Greenpeace became my family — we were in it together. So too did my colleagues at the bar — we had to look out for each other to get through. Once again with my Master’s cohort — all of us were driven to help each other better understand the world so that we could better shape its future. I struggled, in the end, because folks had dispersed to jobs and internships and I was one of the few left in Waterloo. Similarly, law school was crushing, in part, because I desperately hoped to find this sense of community again, but failed. For one thing, we were all too busy pretending we were ok.
Find your community of people who are wrestling with the same beasts, and you won’t feel so alone. They’re probably already around you — your coworkers, your family, your friends. You just need to have the courage to acknowledge the fears and stresses that so many of us are feeling (see no. 1). By helping each other, you’ll be able to channel your struggle into shared meaning. And you’ll feel more centred in who you are.
Your Purpose is Your Power
You’ve stared into the gale and connected with your community, so now what? You can’t change the underlying crisis conditions overnight. Crisis is the new normal, remember? The pandemic isn’t going to go away tomorrow, and it’s not the only crisis we’re facing — so what can we do?
We can try to be deliberate about how we feel about *waves hands* all this. What point shall we make with this moment in our story?
Sometimes your purpose is clear, and this is an easy question to answer. When I was at Greenpeace, we were out to save the world. Even though it was overwhelming and exhausting, it felt incredible. When I was working in the bar, dealing with long hours, angry guests, and ambivalent management, our purpose was taking care of each other — keeping each other safe and getting through, together. Community can be a powerful source of purpose, after all.
Sometimes finding your purpose is much harder. But we can choose what stories we tell ourselves.
When I burned out at the end of my Master’s and moved back home, I had two stories to choose from. In the first, I was a flailing, broke, shameful failure, sleeping on the couch while my cohort went off to prestigious internships and jobs. In the other story, I was doing what I could to help my family (and take care of myself) in a time of need.
The second story helped me get through.
I’m trying to do the same things again now: finding authenticity, community, and purpose in writing Crisis Century for you. If you’ve read this far — thank you — and I sincerely hope you’ll stick with me in the weeks and months ahead.
I expect that this newsletter will be weekly-ish. I may take two weeks before the next one. But now that you know who I am, there’s a lot more I’d like to share.

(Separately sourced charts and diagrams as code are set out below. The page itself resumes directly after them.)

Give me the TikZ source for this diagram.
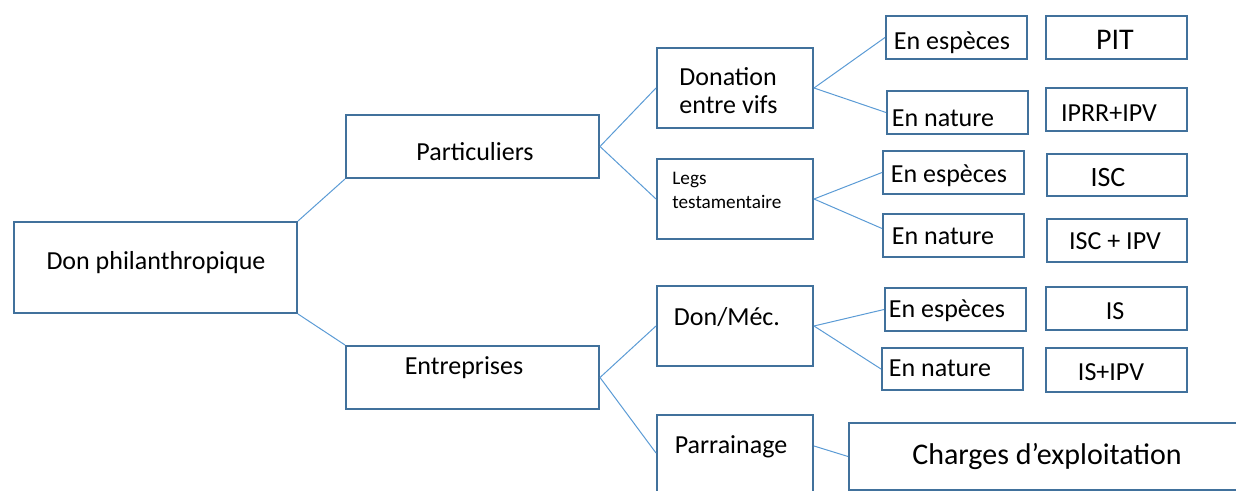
\documentclass[tikz,border=0pt]{standalone}
\usepackage{fontspec}
\setmainfont{Carlito}
\usetikzlibrary{positioning}
\definecolor{boxblue}{RGB}{65,113,156}
\definecolor{linkblue}{RGB}{91,155,213}

\begin{document}
\begin{tikzpicture}[x=0.5pt, y=-0.5pt,
    pbox/.style 2 args={draw=boxblue, line width=1pt, anchor=north west, inner sep=0pt,
        minimum width=#1*0.5pt, minimum height=#2*0.5pt},
    txt/.style={font=\fontsize{13}{14}\selectfont, inner sep=0pt},
    big/.style={font=\fontsize{15}{17}\selectfont, inner sep=0pt},
    link/.style={draw=linkblue, line width=0.5pt}]
\useasboundingbox (0,0) rectangle (1236,491);
\clip (0,0) rectangle (1236,491);

% first and second level
\node[pbox={283}{91}] (don) at (13,221) {};
\node[txt] (don-t) at (156,263) {Don philanthropique};
\node[pbox={253}{63}] (part) at (345,114) {};
\node[txt] (part-t) at (475,152) {Particuliers};
\node[pbox={253}{63}] (entr) at (345,345) {};
\node[txt] (entr-t) at (464,368) {Entreprises};

% third level
\node[pbox={156}{80}] (donv) at (656,47) {};
\node[txt, anchor=west, align=left] (donv-t) at (679,91) {Donation\\entre vifs};
\node[pbox={156}{80}] (legs) at (656,158) {};
\node[font=\fontsize{9.6}{12}\selectfont, inner sep=0pt, anchor=west, align=left] (legs-t)
    at (672,190) {Legs\\testamentaire};
\node[pbox={156}{80}] (donmec) at (656,285) {};
\node[txt] (donmec-t) at (727,317) {Don/Méc.};
\node[pbox={156}{80}] (parr) at (656,414) {};
\node[txt] (parr-t) at (731,447) {Parrainage};

% fourth level
\node[pbox={141}{43}] (esp1) at (885,15) {};
\node[txt] (esp1-t) at (952,43) {En espèces};
\node[pbox={141}{43}] (nat1) at (886,90) {};
\node[txt] (nat1-t) at (943,118) {En nature};
\node[pbox={141}{43}] (esp2) at (882,150) {};
\node[txt] (esp2-t) at (949,176) {En espèces};
\node[pbox={141}{43}] (nat2) at (882,213) {};
\node[txt] (nat2-t) at (943,236) {En nature};
\node[pbox={141}{43}] (esp3) at (884,287) {};
\node[txt] (esp3-t) at (947,311) {En espèces};
\node[pbox={141}{42}] (nat3) at (881,347) {};
\node[txt] (nat3-t) at (940,368) {En nature};
\node[pbox={420}{67}] (charges) at (848,422) {};
\node[big] (charges-t) at (1047,457) {Charges d’exploitation};

% taxes
\node[pbox={141}{43}] (pit) at (1045,15) {};
\node[big] (pit-t) at (1115,40) {PIT};
\node[pbox={141}{43}] (iprr) at (1045,87) {};
\node[txt] (iprr-t) at (1109,113) {IPRR+IPV};
\node[pbox={140}{42}] (isc) at (1046,153) {};
\node[font=\fontsize{14}{16}\selectfont, inner sep=0pt] (isc-t) at (1108,178) {ISC};
\node[pbox={140}{43}] (iscipv) at (1046,218) {};
\node[txt] (iscipv-t) at (1115,241) {ISC + IPV};
\node[pbox={141}{43}] (is) at (1045,286) {};
\node[txt] (is-t) at (1115,311) {IS};
\node[pbox={141}{44}] (isipv) at (1045,347) {};
\node[txt] (isipv-t) at (1111,372) {IS+IPV};

% connectors
\draw[link] (don.north east) -- (part.south west);
\draw[link] (don.south east) -- (entr.north west);
\draw[link] (part.east) -- (donv.west);
\draw[link] (part.east) -- (legs.west);
\draw[link] (entr.east) -- (donmec.west);
\draw[link] (entr.east) -- ([yshift=1pt]parr.west);
\draw[link] (donv.east) -- (esp1.west);
\draw[link] (donv.east) -- (nat1.west);
\draw[link] (legs.east) -- (esp2.west);
\draw[link] (legs.east) -- ([yshift=3.5pt]nat2.west);
\draw[link] (donmec.east) -- (esp3.west);
\draw[link] (donmec.east) -- (nat3.west);
\draw[link] ([yshift=4.5pt]parr.east) -- (charges.west);
\end{tikzpicture}
\end{document}
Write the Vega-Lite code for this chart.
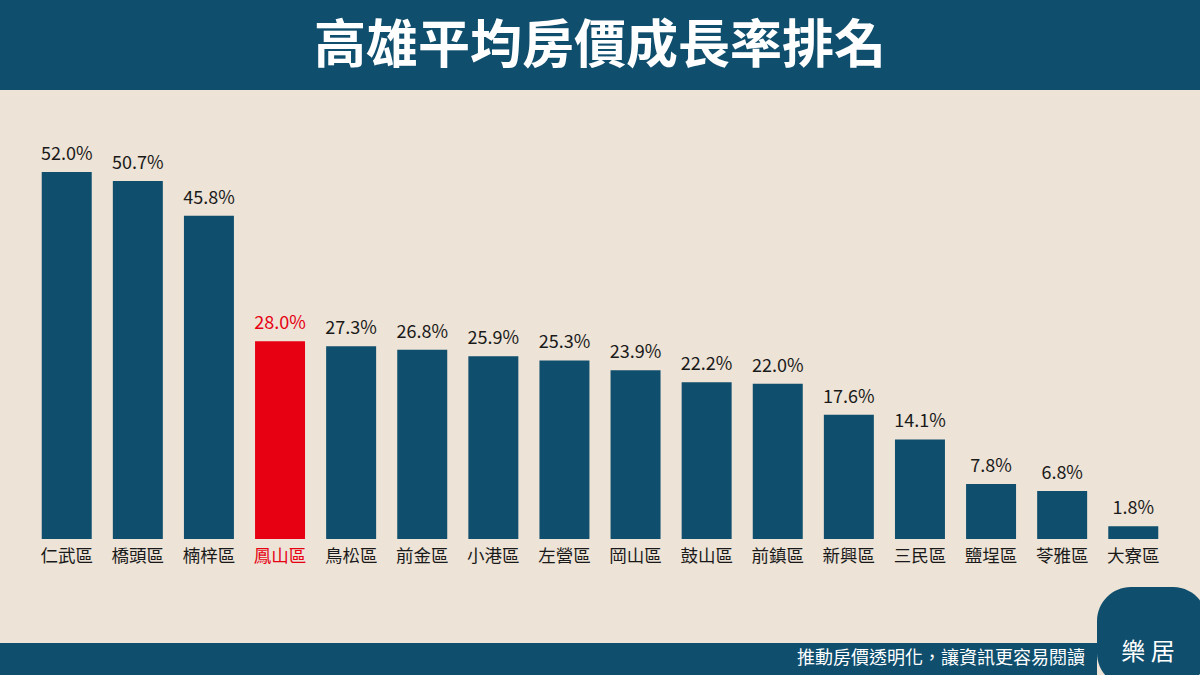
{
  "$schema": "https://vega.github.io/schema/vega-lite/v6.json",
  "background": "#ede3d6",
  "padding": 0,
  "spacing": 0,
  "config": {
    "view": {"stroke": null},
    "font": "Noto Sans CJK TC"
  },
  "vconcat": [
    {
      "width": 1200,
      "height": 90,
      "view": {"fill": "#0f4e6d", "stroke": null},
      "data": {"values": [{"title": "高雄平均房價成長率排名"}]},
      "mark": {"type": "text", "color": "#ffffff", "fontSize": 52, "fontWeight": "bold", "font": "Noto Sans CJK TC", "baseline": "middle", "dy": 2},
      "encoding": {"text": {"field": "title"}}
    },
    {
      "vconcat": [
        {
          "width": 1200,
          "height": 449,
          "data": {
            "values": [
              {"district": "仁武區", "rate": 0.520, "group": "其他"},
              {"district": "橋頭區", "rate": 0.507, "group": "其他"},
              {"district": "楠梓區", "rate": 0.458, "group": "其他"},
              {"district": "鳳山區", "rate": 0.280, "group": "鳳山"},
              {"district": "鳥松區", "rate": 0.273, "group": "其他"},
              {"district": "前金區", "rate": 0.268, "group": "其他"},
              {"district": "小港區", "rate": 0.259, "group": "其他"},
              {"district": "左營區", "rate": 0.253, "group": "其他"},
              {"district": "岡山區", "rate": 0.239, "group": "其他"},
              {"district": "鼓山區", "rate": 0.222, "group": "其他"},
              {"district": "前鎮區", "rate": 0.220, "group": "其他"},
              {"district": "新興區", "rate": 0.176, "group": "其他"},
              {"district": "三民區", "rate": 0.141, "group": "其他"},
              {"district": "鹽埕區", "rate": 0.078, "group": "其他"},
              {"district": "苓雅區", "rate": 0.068, "group": "其他"},
              {"district": "大寮區", "rate": 0.018, "group": "其他"}
            ]
          },
          "encoding": {
            "x": {
              "field": "district",
              "type": "nominal",
              "sort": null,
              "scale": {"paddingInner": 0.297, "paddingOuter": 0.587},
              "axis": {
                "title": null,
                "labelAngle": 0,
                "domain": false,
                "ticks": false,
                "labelPadding": 8,
                "labelFontSize": 17.5,
                "labelFont": "Noto Sans CJK TC",
                "labelColor": {"condition": {"test": "datum.value === '鳳山區'", "value": "#e60012"}, "value": "#1a1a1a"}
              }
            },
            "y": {
              "field": "rate",
              "type": "quantitative",
              "scale": {"domain": [0, 0.636], "nice": false},
              "axis": null
            },
            "color": {
              "field": "group",
              "type": "nominal",
              "scale": {"domain": ["鳳山", "其他"], "range": ["#e60012", "#0f4e6d"]},
              "legend": null
            }
          },
          "layer": [
            {"mark": {"type": "bar"}},
            {
              "mark": {"type": "text", "baseline": "bottom", "dy": -8, "fontSize": 18, "font": "Noto Sans CJK TC"},
              "encoding": {
                "text": {"field": "rate", "type": "quantitative", "format": ".1%"},
                "color": {
                  "field": "group",
                  "type": "nominal",
                  "scale": {"domain": ["鳳山", "其他"], "range": ["#e60012", "#1a1a1a"]},
                  "legend": null
                }
              }
            }
          ],
          "resolve": {"scale": {"color": "independent"}}
        },
        {
          "hconcat": [
            {
              "vconcat": [
                {
                  "width": 1097,
                  "height": 78,
                  "data": {"values": [{"t": ""}]},
                  "mark": {"type": "text"},
                  "encoding": {"text": {"field": "t"}}
                },
                {
                  "width": 1097,
                  "height": 36,
                  "view": {"fill": "#0f4e6d", "stroke": null},
                  "data": {"values": [{"slogan": "推動房價透明化，讓資訊更容易閱讀", "pos": 1}]},
                  "mark": {"type": "text", "color": "#ffffff", "fontSize": 18, "align": "right", "baseline": "middle", "dx": -12, "dy": -2, "font": "Noto Sans CJK TC"},
                  "encoding": {
                    "text": {"field": "slogan"},
                    "x": {"field": "pos", "type": "quantitative", "scale": {"domain": [0, 1]}, "axis": null}
                  }
                }
              ],
              "spacing": 0,
              "align": "none"
            },
            {
              "vconcat": [
                {
                  "width": 110,
                  "height": 22,
                  "data": {"values": [{"t": ""}]},
                  "mark": {"type": "text"},
                  "encoding": {"text": {"field": "t"}}
                },
                {
                  "width": 110,
                  "height": 100,
                  "view": {"fill": "#0f4e6d", "stroke": null, "cornerRadius": 34},
                  "data": {"values": [{"logo": "樂 居"}]},
                  "mark": {"type": "text", "color": "#ffffff", "fontSize": 24, "baseline": "middle", "dx": -4, "dy": 16, "font": "Noto Sans CJK TC"},
                  "encoding": {"text": {"field": "logo"}}
                }
              ],
              "spacing": 0,
              "align": "none"
            }
          ],
          "spacing": 0,
          "align": "none"
        }
      ],
      "spacing": 0,
      "align": "none"
    }
  ],
  "align": "none"
}
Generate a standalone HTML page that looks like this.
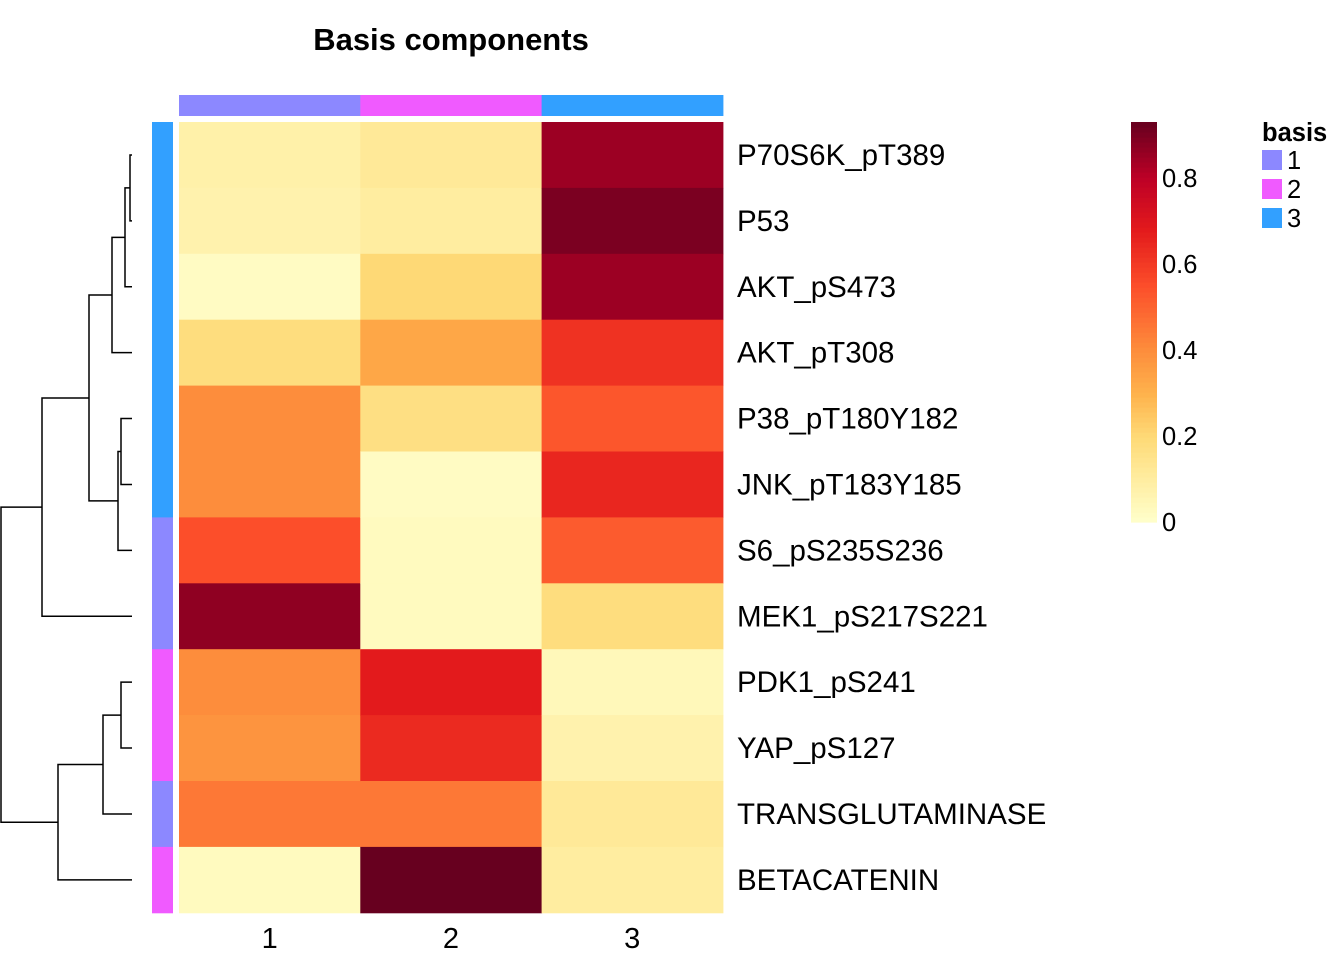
<!DOCTYPE html>
<html><head><meta charset="utf-8"><style>
body{margin:0;background:#fff;width:1344px;height:960px;overflow:hidden}
svg text{font-family:"Liberation Sans",Arial,sans-serif}
</style></head><body>
<svg id="chart" width="1344" height="960" xmlns="http://www.w3.org/2000/svg">
<text x="451" y="50" font-size="31" font-weight="bold" text-anchor="middle">Basis components</text>
<g id="cells"></g>
<g id="colann"></g>
<g id="rowann"></g>
<g id="dendro" stroke="#000" stroke-width="1.5" fill="none"></g>
<g id="rowlabels"></g>
<g id="collabels"></g>
<g id="cbar"></g>
<g id="blegend"></g>
</svg>
<script>
const rows = ["P70S6K_pT389","P53","AKT_pS473","AKT_pT308","P38_pT180Y182","JNK_pT183Y185","S6_pS235S236","MEK1_pS217S221","PDK1_pS241","YAP_pS127","TRANSGLUTAMINASE","BETACATENIN"];
const cols = ["1","2","3"];
const basis1 = [0.08,0.07,0.02,0.18,0.40,0.40,0.55,0.87,0.40,0.38,0.45,0.03];
const basis2 = [0.12,0.10,0.20,0.33,0.17,0.02,0.03,0.03,0.68,0.64,0.45,0.93];
const basis3 = [0.85,0.90,0.85,0.62,0.53,0.65,0.52,0.18,0.04,0.07,0.12,0.10];
const rowBasis = [3,3,3,3,3,3,1,1,2,2,1,2];
const colBasis = [1,2,3];
const legendTicks = [0,0.2,0.4,0.6,0.8];
// dendrogram merges: negative = leaf index, positive = merge index (1-based); heights in x pixel units
const mergeA = [-1,1,2,-5,4,3,6,-9,8,9,7];
const mergeB = [-2,-3,-4,-6,-7,5,-8,-10,-11,-12,10];
const mergeX = [130,125,112,121,118,89,42,121,103,58,1];

const NS="http://www.w3.org/2000/svg";
const basisColors={1:"#8C88FF",2:"#F05AFF",3:"#32A0FF"};
const vmax=0.93;
const stopV=[0,0.1,0.2,0.3,0.4,0.55,0.68,0.8,0.93];
const stops=["#FFFFCC","#FFEDA0","#FED976","#FEB24C","#FD8D3C","#FC4E2A","#E31A1C","#BD0026","#67001F"];
function hex(c){return [1,3,5].map(i=>parseInt(c.substr(i,2),16));}
function color(v){v=Math.max(0,Math.min(vmax,v));let i=0;while(i<stopV.length-2&&v>stopV[i+1])i++;let f=(v-stopV[i])/(stopV[i+1]-stopV[i]);let a=hex(stops[i]),b=hex(stops[i+1]);return "rgb("+a.map((x,k)=>Math.round(x+(b[k]-x)*f)).join(",")+")";}
const x0=179,cw=181.3,y0=122,rh=65.9;
function xs(j){return x0+j*cw;}
function ys(i){return y0+i*rh;}
function mk(tag,attrs,parent){const e=document.createElementNS(NS,tag);for(const k in attrs)e.setAttribute(k,attrs[k]);parent.appendChild(e);return e;}
const series=[basis1,basis2,basis3];
const cells=document.getElementById("cells");
series.forEach((s,j)=>s.forEach((v,i)=>{
 const r=mk("rect",{x:xs(j),y:ys(i),width:cw+0.5,height:rh+0.5,fill:color(v)},cells);
 
 
}));
const ca=document.getElementById("colann");
colBasis.forEach((b,j)=>{const r=mk("rect",{x:xs(j),y:95,width:cw+0.5,height:21,fill:basisColors[b]},ca);
 
 });
const ra=document.getElementById("rowann");
rowBasis.forEach((b,i)=>{const r=mk("rect",{x:152,y:ys(i),width:21,height:rh+0.5,fill:basisColors[b]},ra);
 
 });
const rl=document.getElementById("rowlabels");
rows.forEach((n,i)=>{const t=mk("text",{x:737,y:ys(i)+rh/2+10,"font-size":29.5},rl);t.textContent=n;
 
 });
const cl=document.getElementById("collabels");
cols.forEach((n,j)=>{const t=mk("text",{x:xs(j)+cw/2,y:948,"font-size":29,"text-anchor":"middle"},cl);t.textContent=n;
 
 });
const dg=document.getElementById("dendro");const leafX=132;const nodeY=[],nodeX=[];
function pos(id){return id<0?[leafX,ys(-id-1)+rh/2]:[nodeX[id-1],nodeY[id-1]];}
mergeA.forEach((a,k)=>{const pa=pos(a),pb=pos(mergeB[k]),h=mergeX[k];
 const p=mk("path",{d:`M${pa[0]},${pa[1]}H${h}V${pb[1]}H${pb[0]}`},dg);
 
 
 nodeX.push(h);nodeY.push((pa[1]+pb[1])/2);});
const cb=document.getElementById("cbar");const cbTop=122,cbBot=522;
for(let k=0;k<80;k++){const v0=vmax*k/80;const yb=cbBot-(cbBot-cbTop)*(k+1)/80;
 const r=mk("rect",{x:1131,y:yb,width:26,height:(cbBot-cbTop)/80+0.6,fill:color(v0+vmax/160)},cb);
 
 }
legendTicks.forEach(v=>{const y=cbBot-(cbBot-cbTop)*v/vmax;const t=mk("text",{x:1162,y:y+9,"font-size":25.5},cb);t.textContent=String(v);
 
 });
const bl=document.getElementById("blegend");
const bt=mk("text",{x:1262,y:141,"font-size":25.5,"font-weight":"bold"},bl);bt.textContent="basis";


colBasis.forEach((b,k)=>{const y=150+k*29;
 const r=mk("rect",{x:1262,y:y,width:20,height:20,fill:basisColors[b]},bl);
 
 
 const t=mk("text",{x:1287,y:y+19,"font-size":25.5},bl);t.textContent=String(b);
 
 });
</script>
</body></html>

I’ll be experimenting with content. My plan is to curate a mix of news and analysis, as well as original commentary and reflection like this.
But I’d really like to hear from you — what do you think so far? What questions do you have? Is there an article you’d like to see? What type of content would be helpful? What can Crisis Century do for you?
And if you’re not subscribed yet…
Until next time,
Aladdin
“I felt it on my hurried trips to the office kitchen to grab a snack for “Wellness Wednesday”, hoping not to get ambushed with a new assignment on the way, and later being told to “keep working until you can’t work anymore.”
This dissonance hurts all of us, but it will continue for as long as we try to cling to ways of doing, ways of thinking, and ways of being that are not working”
Wow... this is the type of content and honestly that would make me read every week. How can people address these global issues if they aren’t in a headspace to process them? What happens when the world is too burnt out to solve their own problems? They are questions worth pondering and too often overlooked. I am glad you are addressing this!
Thanks for the nice compliment in there. Good luck with this venture; crisis indeed!